Sara Kaufman: What cities can do on a large scale is incentivize use of right-size vehicles. Hamburg, Germany, for example, got sick of big trucks meandering through city streets. They pinpointed central locations outside the city where the trucks drop the day’s packages into big containers, and then electric cargo bikes pick up the deliveries for the day before fanning out into the central city.

That model might not work for delivering, say, sushi, but it could for, say, an air conditioner. Cities need to be able, first of all, to access the data from companies using their streets, and second of all, to regulate the types of vehicles that operate on the street.

Gabe Klein: On one hand, data-sharing raises a lot of concerns over privacy. On the other hand, when there are hundreds of on-demand delivery companies, if somebody’s not doing traffic control, it’s going to be a shitshow. How do we come to an agreement? 

Sara Kaufman: It has already reached that point in many cities. Cities need the ability to regulate dynamically, and they can’t do that without information.

As far as privacy, cities don’t necessarily need to know what people are ordering. But they do need and deserve to know, in the aggregate, how many delivery vehicles are being sent out at any given time so that they can regulate curb usage and deliveries by time of day.

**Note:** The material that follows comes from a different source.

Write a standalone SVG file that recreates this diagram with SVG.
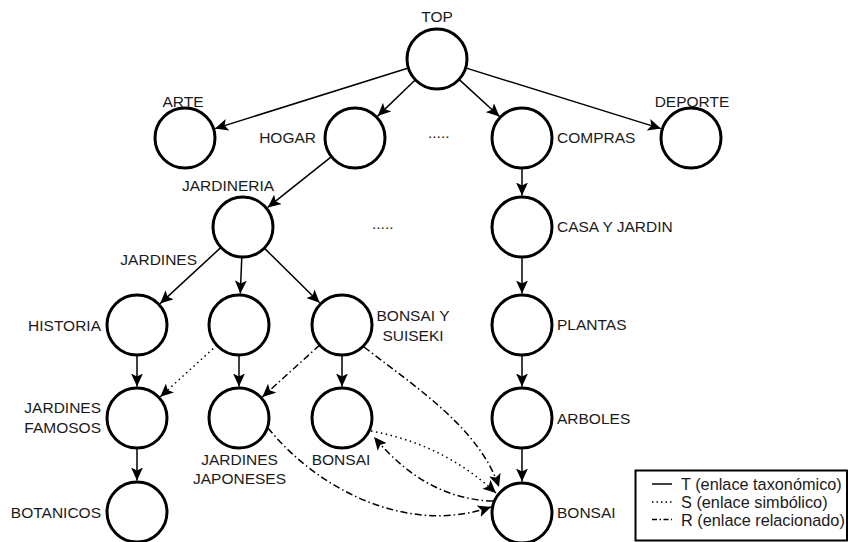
<svg xmlns="http://www.w3.org/2000/svg" width="849" height="542" viewBox="0 0 849 542">
<defs>
<marker id="ah" markerUnits="userSpaceOnUse" markerWidth="14" markerHeight="12" refX="13" refY="6" orient="auto">
<path d="M0,0 L13,6 L0,12 L3,6 z" fill="#000"/>
</marker>
<style>
.n{fill:#fff;stroke:#000;stroke-width:3}
.t{font-family:"Liberation Sans",Arial,sans-serif;font-size:15.5px;fill:#1a1a1a}
.lg{font-family:"Liberation Sans",Arial,sans-serif;font-size:16.3px;fill:#1a1a1a}
.e{fill:none;stroke:#000;stroke-width:1.5;marker-end:url(#ah)}
.s{fill:none;stroke:#000;stroke-width:1.5;stroke-dasharray:1.5,3.5;marker-end:url(#ah)}
.r{fill:none;stroke:#000;stroke-width:1.5;stroke-dasharray:7,3,1.5,3;marker-end:url(#ah)}
</style>
</defs>
<rect width="849" height="542" fill="#fff"/>
<g id="connectors">
<line class="e" x1="408.4" y1="68" x2="215.1" y2="128.6"/>
<line class="e" x1="415.4" y1="79.8" x2="377.7" y2="116.1"/>
<line class="e" x1="459" y1="79.4" x2="499.5" y2="116.5"/>
<line class="e" x1="465.6" y1="67.9" x2="660.9" y2="128.6"/>
<line class="e" x1="331.5" y1="156.7" x2="267.7" y2="207.4"/>
<line class="e" x1="522" y1="168" x2="522" y2="195.5"/>
<line class="e" x1="522" y1="257" x2="522" y2="293.5"/>
<line class="e" x1="522" y1="355" x2="522" y2="386.5"/>
<line class="e" x1="522" y1="448" x2="522" y2="481.5"/>
<line class="e" x1="221" y1="247.4" x2="160.1" y2="303.6"/>
<line class="e" x1="241.8" y1="257" x2="240.3" y2="293.5"/>
<line class="e" x1="264.3" y1="248.1" x2="319.6" y2="302.8"/>
<line class="e" x1="137" y1="355" x2="137" y2="386.5"/>
<line class="e" x1="137" y1="448" x2="137" y2="480.5"/>
<line class="e" x1="239" y1="355" x2="239" y2="386.5"/>
<line class="e" x1="342" y1="355" x2="342" y2="386.5"/>
<line class="s" x1="216.8" y1="345.2" x2="160.3" y2="396.8"/>
<line class="r" x1="319.7" y1="345.1" x2="262.4" y2="396.9"/>
<path class="r" d="M364,347 C420,390 480,430 499,487"/>
<path class="s" d="M371,431 C420,440 460,460 496,493"/>
<path class="r" d="M493,501 C450,500 410,480 374,437"/>
<path class="r" d="M268,428 C320,492 410,535 491,507"/>
</g>
<g id="top"><circle class="n" cx="437" cy="59" r="30"/><text class="t" x="437" y="22" text-anchor="middle">TOP</text></g>
<g id="arte"><circle class="n" cx="185" cy="138" r="30"/><text class="t" x="183" y="107" text-anchor="middle">ARTE</text></g>
<g id="hogar"><circle class="n" cx="355" cy="138" r="30"/><text class="t" x="316" y="143" text-anchor="end">HOGAR</text></g>
<g id="compras"><circle class="n" cx="522" cy="138" r="30"/><text class="t" x="557" y="143">COMPRAS</text></g>
<g id="deporte"><circle class="n" cx="691" cy="138" r="30"/><text class="t" x="692" y="107" text-anchor="middle">DEPORTE</text></g>
<g id="jardineria"><circle class="n" cx="243" cy="227" r="30"/><text class="t" x="228" y="191" text-anchor="middle">JARDINERIA</text><text class="t" x="197" y="265" text-anchor="end">JARDINES</text></g>
<g id="casa"><circle class="n" cx="522" cy="227" r="30"/><text class="t" x="557" y="232">CASA Y JARDIN</text></g>
<g id="historia"><circle class="n" cx="137" cy="325" r="30"/><text class="t" x="101" y="331" text-anchor="end">HISTORIA</text></g>
<g id="mid"><circle class="n" cx="239" cy="325" r="30"/></g>
<g id="bss"><circle class="n" cx="342" cy="325" r="30"/><text class="t" x="413" y="321" text-anchor="middle">BONSAI Y</text><text class="t" x="413" y="341" text-anchor="middle">SUISEKI</text></g>
<g id="plantas"><circle class="n" cx="522" cy="325" r="30"/><text class="t" x="557" y="330">PLANTAS</text></g>
<g id="jfamosos"><circle class="n" cx="137" cy="418" r="30"/><text class="t" x="101" y="413" text-anchor="end">JARDINES</text><text class="t" x="101" y="433" text-anchor="end">FAMOSOS</text></g>
<g id="jjaponeses"><circle class="n" cx="239" cy="418" r="30"/><text class="t" x="239.5" y="465" text-anchor="middle">JARDINES</text><text class="t" x="239.5" y="484" text-anchor="middle">JAPONESES</text></g>
<g id="bonsai1"><circle class="n" cx="342" cy="418" r="30"/><text class="t" x="341" y="465" text-anchor="middle">BONSAI</text></g>
<g id="arboles"><circle class="n" cx="522" cy="418" r="30"/><text class="t" x="557" y="424">ARBOLES</text></g>
<g id="botanicos"><circle class="n" cx="137" cy="512" r="30"/><text class="t" x="101" y="518" text-anchor="end">BOTANICOS</text></g>
<g id="bonsai2"><circle class="n" cx="522" cy="513" r="30"/><text class="t" x="557" y="518">BONSAI</text></g>
<g id="dots"><text class="t" x="372" y="229">.....</text><text class="t" x="428" y="138">.....</text></g>
<g id="legend">
<rect x="635.5" y="470.5" width="211.5" height="70" fill="#fff" stroke="#000" stroke-width="2"/>
<line x1="652" y1="484" x2="672" y2="484" stroke="#000" stroke-width="1.5"/>
<line x1="652" y1="502" x2="672" y2="502" stroke="#000" stroke-width="1.5" stroke-dasharray="1.5,3"/>
<line x1="652" y1="519.5" x2="672" y2="519.5" stroke="#000" stroke-width="1.5" stroke-dasharray="5,2.5,1.5,2.5"/>
<text class="lg" x="681" y="490">T (enlace taxonómico)</text>
<text class="lg" x="681" y="507.5">S (enlace simbólico)</text>
<text class="lg" x="681" y="525.5">R (enlace relacionado)</text>
</g>
</svg>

Gabe Klein: How can government and the private sector coordinate to achieve social outcomes that are good for both residents and businesses?

Cecilia Cabello: As one example, when Postmates approached me about Serve, I looked into whether there were any regulations at the state or local level that would prohibit an autonomous robot from using our public right-of-way. There were none. So, instead of fighting them just to be reactionary, I thought, “Why don’t we start working together now?” It helped that Postmates was a good actor—not asking for forgiveness instead of permission, the way certain other companies have done in the past.

What can the city get out of partnering with these companies? Sara’s right that we don’t need to know if you’re ordering a burrito or a pizza. What’s important to us is the volume of deliveries and the point of contact. On top of that, we could take the opportunity to find out things like: What is the condition of our sidewalks? The robot could detect liabilities, and we could spot treat the problem almost immediately. That’s one opportunity for partnership.

Vikram Aiyer: There are definitely civic applications to our data. If there’s a crack in the curb cutout, that’s a problem for Serve’s wheels—and also a problem for someone using a wheelchair.

There is a cultural issue as well. This is my first private-sector job, and I’m starting to understand the motivations when a business declines to share sensitive data. We also need to feel confident that government will actually look at the data; we’ve shared datasets with transportation departments throughout the country in hopes of starting pilot programs, only to have the data languish because government is so busy.

I think we need to increase empathy between business and government and vice versa, and that starts with having actors rotate in and out of both. Maybe if there were more tours of duty from the private sector into government and the reverse, we could build a more trusting rapport.